1810’da Kayseri’nin Elmalı köyünde doğdu. Daha yedi yaşında hafız olarak “Küçük Hafız” unvanını aldı. Çocukluğundan itibaren Arapça, mantık, edebiyat, tefsir ve hadis dersleriyle ilim yoluna girdi. Büyük hocalardan ders aldı, onların vefatından sonra da öğrenmeye ve icazetini tamamlamaya devam etti. 1868’de İstanbul’da girdiği öğretmenlik imtihanını başarıyla geçti ve Kayseri’de resmî olarak da ilim öğretmeye başladı. Ancak onun asıl tesiri medreselerde ve camilerdeydi.

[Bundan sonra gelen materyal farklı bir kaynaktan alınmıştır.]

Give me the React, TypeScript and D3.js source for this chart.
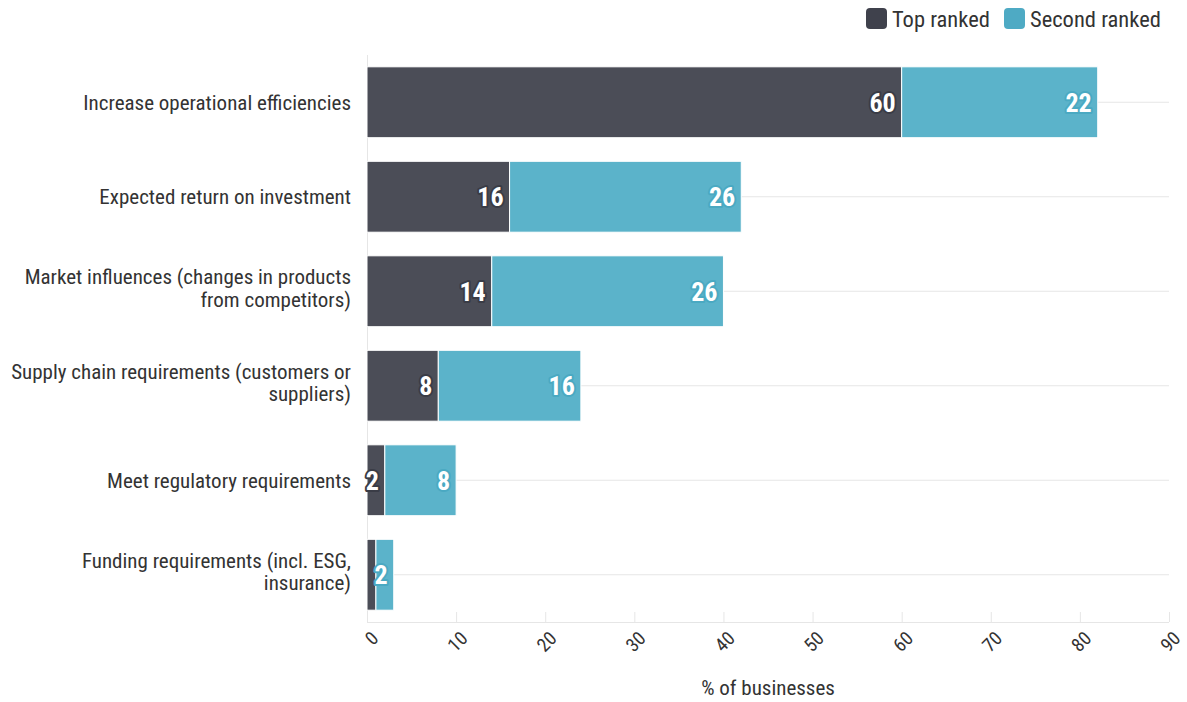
import React from "react";
import * as d3 from "d3";

const categories = [
  ["Increase operational efficiencies"],
  ["Expected return on investment"],
  ["Market influences (changes in products", "from competitors)"],
  ["Supply chain requirements (customers or", "suppliers)"],
  ["Meet regulatory requirements"],
  ["Funding requirements (incl. ESG,", "insurance)"],
];
const topRanked = [60, 16, 14, 8, 2, 1];
const secondRanked = [22, 26, 26, 16, 8, 2];
const xTicks = [0, 10, 20, 30, 40, 50, 60, 70, 80, 90];
const seriesNames = ["Top ranked", "Second ranked"];

const W = 1187;
const H = 702;
const FONT = "'Roboto Condensed', 'Liberation Sans Narrow', 'DejaVu Sans Condensed', Roboto, sans-serif";
const DARK = "#4b4d57";
const TEAL = "#5bb3ca";
const LDARK = "#3f414c";
const LTEAL = "#4eaac4";

export default function App() {
  const left = 367, right = 1169, top = 55, bottom = 622;
  const x = d3.scaleLinear().domain([0, 90]).range([left, right]);
  const y = d3.scaleBand<number>().domain(categories.map((_, i) => i)).range([top, bottom]).paddingInner(0.25).paddingOuter(0.125);
  const bw = y.bandwidth();
  const center = (i: number) => (y(i) as number) + bw / 2;

  const label = (v: number, xEnd: number, cy: number, outline: string, key: string) => (
    <text key={key} x={xEnd - 6} y={cy} dy="0.36em" textAnchor="end" fontFamily={FONT} fontWeight="bold" fontSize={26}
      fill="#fff" stroke={outline} strokeWidth={4} strokeLinejoin="round" paintOrder="stroke">{v}</text>
  );

  return (
    <svg width={W} height={H} style={{ position: "absolute", left: 0, top: 0, background: "#fff" }}>
      {categories.map((_, i) => (
        <line key={"g" + i} x1={left} x2={right} y1={center(i)} y2={center(i)} stroke="#e6e6e6" strokeWidth={1} />
      ))}
      <line x1={left + 0.5} x2={left + 0.5} y1={top} y2={bottom} stroke="#e6e6e6" />
      <line x1={left} x2={right} y1={bottom + 0.5} y2={bottom + 0.5} stroke="#e6e6e6" />
      {xTicks.map((t) => (
        <g key={"t" + t}>
          <line x1={x(t) + 0.5} x2={x(t) + 0.5} y1={bottom - 10} y2={bottom} stroke="#e6e6e6" />
          <text transform={`translate(${x(t) + 3},${bottom + 8}) rotate(-45)`} textAnchor="end" dy="0.72em"
            fontFamily={FONT} fontSize={19} fill="#333">{t}</text>
        </g>
      ))}
      <text x={(left + right) / 2} y={695} textAnchor="middle" fontFamily={FONT} fontSize={21} fill="#333">% of businesses</text>
      {categories.map((lines, i) => (
        <text key={"c" + i} x={351} y={center(i)} textAnchor="end" fontFamily={FONT} fontSize={21} fill="#333">
          {lines.map((l, j) => (
            <tspan key={j} x={351} dy={j === 0 ? (lines.length === 1 ? "0.35em" : "-0.33em") : "1.07em"}>{l}</tspan>
          ))}
        </text>
      ))}
      {categories.map((_, i) => {
        const y0 = y(i) as number;
        const a = topRanked[i];
        const b = secondRanked[i];
        return (
          <g key={"b" + i}>
            <rect x={x(0)} y={y0} width={x(a) - x(0)} height={bw} fill={DARK} stroke="#fff" strokeWidth={1} />
            <rect x={x(a)} y={y0} width={x(a + b) - x(a)} height={bw} fill={TEAL} stroke="#fff" strokeWidth={1} />
          </g>
        );
      })}
      {categories.map((_, i) => {
        const a = topRanked[i];
        const b = secondRanked[i];
        const cy = center(i);
        const out = [] as React.ReactNode[];
        if (a >= 2) out.push(label(a, x(a), cy, "#3a3c46", "la" + i));
        out.push(label(b, x(a + b), cy, "#4aa9c2", "lb" + i));
        return <g key={"l" + i}>{out}</g>;
      })}
      <rect x={866} y={8} width={21} height={21} rx={4} fill={LDARK} />
      <text x={892} y={19} dy="0.36em" fontFamily={FONT} fontSize={22.5} fill="#333">{seriesNames[0]}</text>
      <rect x={1004} y={8} width={21} height={21} rx={4} fill={LTEAL} />
      <text x={1030} y={19} dy="0.36em" fontFamily={FONT} fontSize={22.5} fill="#333">{seriesNames[1]}</text>
    </svg>
  );
}
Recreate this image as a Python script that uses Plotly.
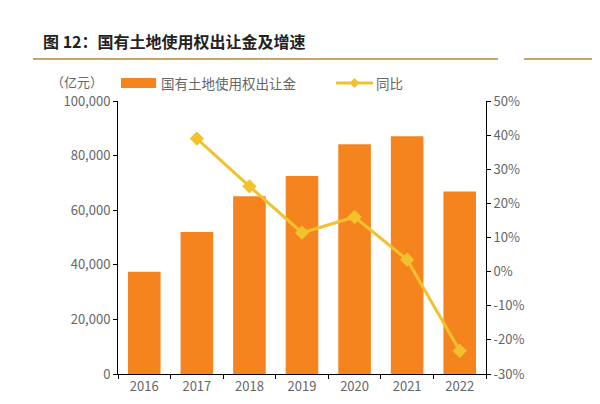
import plotly.graph_objects as go

years = ["2016", "2017", "2018", "2019", "2020", "2021", "2022"]
revenue = [37457, 52059, 65096, 72517, 84142, 87051, 66854]
growth = [None, 39.0, 25.0, 11.4, 16.0, 3.5, -23.2]
left_ticks = [0, 20000, 40000, 60000, 80000, 100000]
right_ticks = [-30, -20, -10, 0, 10, 20, 30, 40, 50]
right_labels = ["-30%", "-20%", "-10%", "0%", "10%", "20%", "30%", "40%", "50%"]

BAR = "#F5841F"
LINE = "#F2C12E"
FONT = "Noto Sans CJK SC"
GRAY = "#666666"

fig = go.Figure()
fig.add_trace(go.Bar(x=years, y=revenue, name="国有土地使用权出让金",
                     marker=dict(color=BAR, line=dict(width=0)), width=0.62,
                     showlegend=False))
fig.add_trace(go.Scatter(x=years, y=growth, name="同比", yaxis="y2", mode="lines+markers",
                         line=dict(color=LINE, width=3),
                         marker=dict(symbol="diamond", size=11, color=LINE),
                         showlegend=False))

L, R, T, B = 110, 122, 93, 38
W, H = 600 - L - R, 404 - T - B

def px(x):
    return (x - L) / W

def py(y):
    return (404 - B - y) / H

shapes = [
    dict(type="line", xref="paper", yref="paper", x0=px(25), x1=px(490), y0=py(51), y1=py(51),
         line=dict(color="#C9A46A", width=2)),
    dict(type="line", xref="paper", yref="paper", x0=px(516), x1=px(600), y0=py(51), y1=py(51),
         line=dict(color="#C9A46A", width=2)),
    dict(type="line", xref="paper", yref="paper", x0=px(0), x1=px(560), y0=py(399), y1=py(399),
         line=dict(color="#E8B46A", width=2)),
    # legend symbols
    dict(type="rect", xref="paper", yref="paper", x0=px(113), x1=px(148), y0=py(70), y1=py(80),
         fillcolor=BAR, line=dict(width=0)),
    dict(type="line", xref="paper", yref="paper", x0=px(328), x1=px(365), y0=py(75), y1=py(75),
         line=dict(color=LINE, width=3)),
    dict(type="path", xref="paper", yref="paper",
         path=f"M {px(346.5)},{py(70)} L {px(351.5)},{py(75)} L {px(346.5)},{py(80)} L {px(341.5)},{py(75)} Z",
         fillcolor=LINE, line=dict(width=0)),
]

annotations = [
    dict(text="<b>图 12：国有土地使用权出让金及增速</b>", xref="paper", yref="paper",
         x=px(33), y=py(33), xanchor="left", yanchor="middle", showarrow=False,
         font=dict(family=FONT, size=16, color="#222222")),
    dict(text="（亿元）", xref="paper", yref="paper", x=px(97), y=py(73),
         xanchor="right", yanchor="middle", showarrow=False,
         font=dict(family=FONT, size=13, color=GRAY)),
    dict(text="国有土地使用权出让金", xref="paper", yref="paper", x=px(151), y=py(75),
         xanchor="left", yanchor="middle", showarrow=False,
         font=dict(family=FONT, size=13.5, color=GRAY)),
    dict(text="同比", xref="paper", yref="paper", x=px(366), y=py(75),
         xanchor="left", yanchor="middle", showarrow=False,
         font=dict(family=FONT, size=13.5, color=GRAY)),
]

axis_font = dict(family=FONT, size=13, color=GRAY)

fig.update_layout(
    width=600, height=404,
    margin=dict(l=L, r=R, t=T, b=B),
    paper_bgcolor="white", plot_bgcolor="white",
    showlegend=False,
    shapes=shapes, annotations=annotations,
    xaxis=dict(type="category", showline=True, linecolor="#000000", linewidth=1,
               ticks="outside", ticklen=4, tickcolor="#000000", tickfont=axis_font,
               showgrid=False, tickson="boundaries"),
    yaxis=dict(range=[0, 100000], tickvals=left_ticks, tickformat=",d",
               showline=True, linecolor="#000000", linewidth=1,
               ticks="outside", ticklen=4, tickcolor="#000000", tickfont=axis_font,
               showgrid=False, zeroline=False),
    yaxis2=dict(range=[-30, 50], tickvals=right_ticks, ticktext=right_labels, overlaying="y",
                side="right", showline=True, linecolor="#000000", linewidth=1,
                ticks="outside", ticklen=4, tickcolor="#000000", tickfont=axis_font,
                showgrid=False, zeroline=False),
)

fig.write_html("out.html")
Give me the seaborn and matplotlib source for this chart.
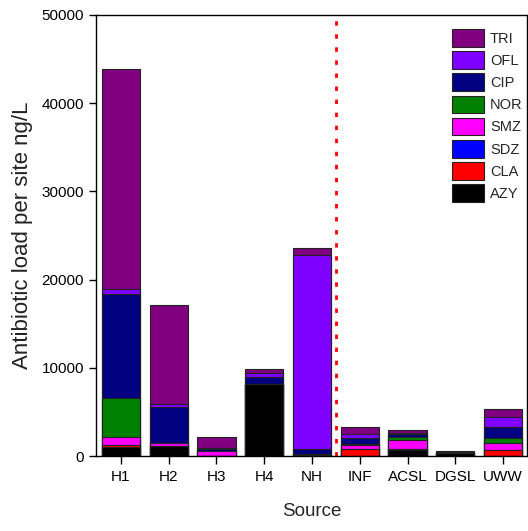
import numpy as np
import pandas as pd
import matplotlib
matplotlib.use("Agg")
import matplotlib.pyplot as plt
from matplotlib.patches import Patch
import seaborn as sns

# Sampling sites
sources = ["H1", "H2", "H3", "H4", "NH", "INF", "ACSL", "DGSL", "UWW"]

# Antibiotic loads per site (ng/L), listed bottom of stack to top
AZY = [1050, 1130, 50, 8160, 100, 0, 680, 330, 0]
CLA = [160, 50, 0, 0, 0, 830, 170, 60, 680]
SDZ = [40, 0, 0, 0, 0, 0, 0, 0, 0]
SMZ = [900, 300, 570, 0, 150, 415, 1020, 0, 830]
NOR = [4450, 0, 0, 50, 0, 100, 230, 0, 570]
CIP = [11800, 4050, 230, 790, 500, 730, 340, 50, 1250]
OFL = [570, 340, 50, 450, 22000, 450, 190, 30, 1130]
TRI = [24950, 11300, 1300, 390, 790, 790, 300, 100, 870]

compounds = ["AZY", "CLA", "SDZ", "SMZ", "NOR", "CIP", "OFL", "TRI"]
loads = [AZY, CLA, SDZ, SMZ, NOR, CIP, OFL, TRI]
colors = ["#000000", "#FF0000", "#0000FF", "#FF00FF",
          "#008000", "#000080", "#8000FF", "#800080"]

df = pd.DataFrame(dict(zip(compounds, loads)), index=sources)
cum = df.cumsum(axis=1)

sns.set_style("ticks")
plt.rcParams["font.family"] = ["Liberation Sans", "DejaVu Sans"]

fig = plt.figure(figsize=(5.28, 5.31), dpi=100)
ax = fig.add_axes([96 / 528, 1 - 456 / 531, 431 / 528, 441 / 531])

# Stacked bars: draw cumulative tops from the highest layer downwards
for name, col in zip(compounds[::-1], colors[::-1]):
    sns.barplot(x=sources, y=cum[name].values, color=col, saturation=1,
                edgecolor="#222222", linewidth=0.8, width=0.8,
                errorbar=None, ax=ax)

ax.axvline(4.5, color="red", linestyle=(0, (1.6, 3.1)), linewidth=2)

ax.set_xlim(-0.52, 8.5)
ax.set_ylim(0, 50000)
ax.set_yticks(np.arange(0, 50001, 10000))
ax.tick_params(axis="both", direction="out", length=5, width=1,
               labelsize=11, colors="black")
ax.tick_params(axis="x", length=6, pad=4)
for sp in ax.spines.values():
    sp.set_visible(True)
    sp.set_color("black")
    sp.set_linewidth(1)

ax.set_xlabel("Source", fontsize=13.5, labelpad=14)
ax.set_ylabel("Antibiotic load per site ng/L", fontsize=16, labelpad=6,
              color="#222222")

handles = [Patch(facecolor=c, edgecolor="#222222", linewidth=0.8, label=n)
           for n, c in zip(compounds[::-1], colors[::-1])]
ax.legend(handles=handles, loc="upper left",
          bbox_to_anchor=(452 / 528, 1 - 29 / 531),
          bbox_transform=fig.transFigure, frameon=False,
          fontsize=10.5, borderpad=0, borderaxespad=0,
          handlelength=2.2, handleheight=1.5, labelspacing=0.3,
          handletextpad=0.4)

fig.savefig("out.png", dpi=100)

Özellikle Kozanoğlu Medresesi’nde otuz yıla yakın ders verdi, Kur’an ve ilim sevgisini yaydı. Hafızasının kuvvetiyle “Ayaklı Kütüphane” diye anıldı. Geçim sıkıntıları yaşasa da ilimden kopmadı, Hunat, Kurşunlu ve diğer camilerde dersler vermeyi sürdürdü. 1873’te hacca gitti, dönüşünde yine talebe yetiştirmeye devam etti. 1889 Ramazan’ında vaaz verirken hastalandı, kısa süre içinde 1890’da vefat etti ve bu hazireye defnedildi. Ayrıca Küçük Hafız Efendi’nin hocası Göncüzade Kasım Efendi’nin de Hunat Camii haziresine defnedildiği bilinmektedir. Bu bilgi, Hafız Efendi’nin Hunat Medresesi’nde okuduğunu düşündürmektedir.